According to the telling on the Facebook page, Amara “never felt Canadian” because he wasn’t white and got “caught up in a perfect storm of internal and external influences.”
“Many of you have probably wondered why the Muslim world has produced so any radicalized individuals,” it said. “When I look at what the people of that region have been going through for over 100 years, I am actually surprised there aren’t more radicals,” it said.
“What happens to a people who have to live under the deadly shadow of drones? What happens to a person who witnesses their entire family get wiped out by a ‘precise’ missile strike?”
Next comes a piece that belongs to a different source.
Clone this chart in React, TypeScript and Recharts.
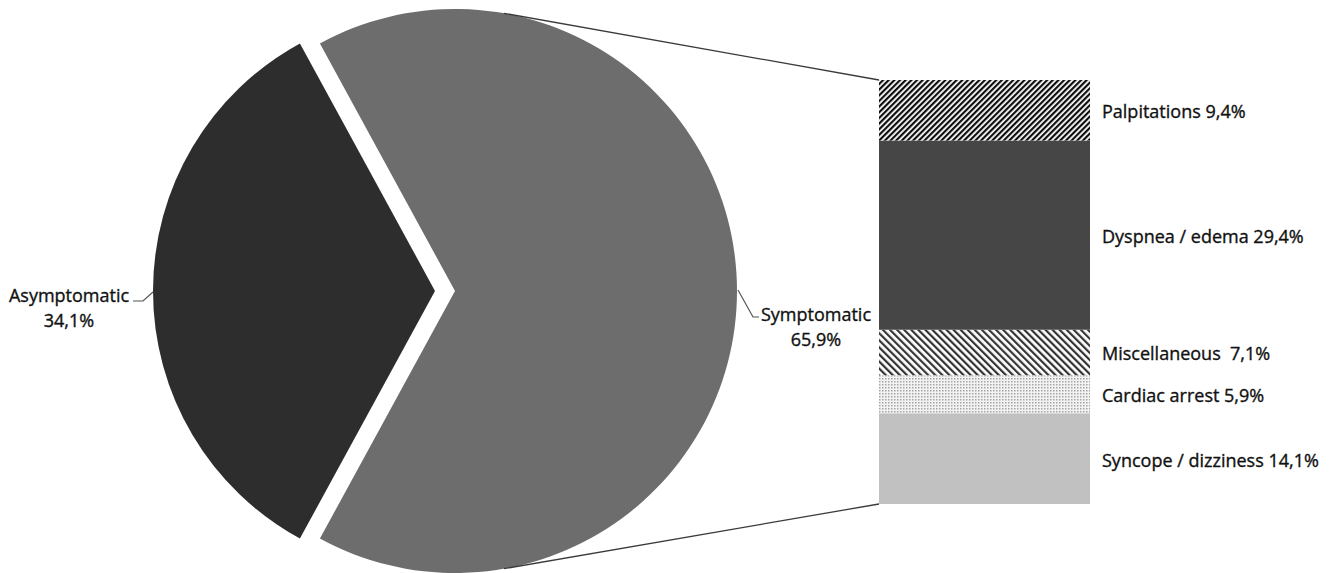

“Desperate for belonging to a people in my teen years, these are the only people I ever felt I belonged to, and as they radicalized, I radicalized with them.”
“Bush’s 2003 invasion of Iraq and its resulting massacre of hundreds of thousands of innocent Iraqis represented the crossing of the Radical Rubicon for me. You can pretty much draw a straight line from there to my arrest in 2006,” it said.
But Amara said he realized he was wrong when the so-called Islamic State began committing atrocities in Syria and Iraq, according to the Facebook essay.
“Holding out became harder and harder, until it finally became impossible and I simply had to let go out of sheer disillusionment.”
Phil Gurski, who was the Canadian Security Intelligence Service’s lead analyst on Islamist extremism during the Toronto 18 investigation, was unimpressed and noted Amara’s “distinct lack of ownership or responsibility” for his actions.
“You had a choice and you opted for violent extremism. There were other avenues,” Gurski wrote on his website. “You could have worked to become part of Canada. And yet you didn’t. None of this is anyone’s fault but yours.”
Amara was stripped of his Canadian citizenship in 2015 but it was returned to him when the Liberals came to power and scrapped a law that allowed the government to revoke the citizenship of convicted terrorists who hold dual nationalities.
Another convicted terrorist at Millhaven is also online. Serving a life sentence for his role in a plot to conduct attacks in the United Kingdom, Momin Khawaja’s photo and profile appear on a website for inmates seeking pen pals.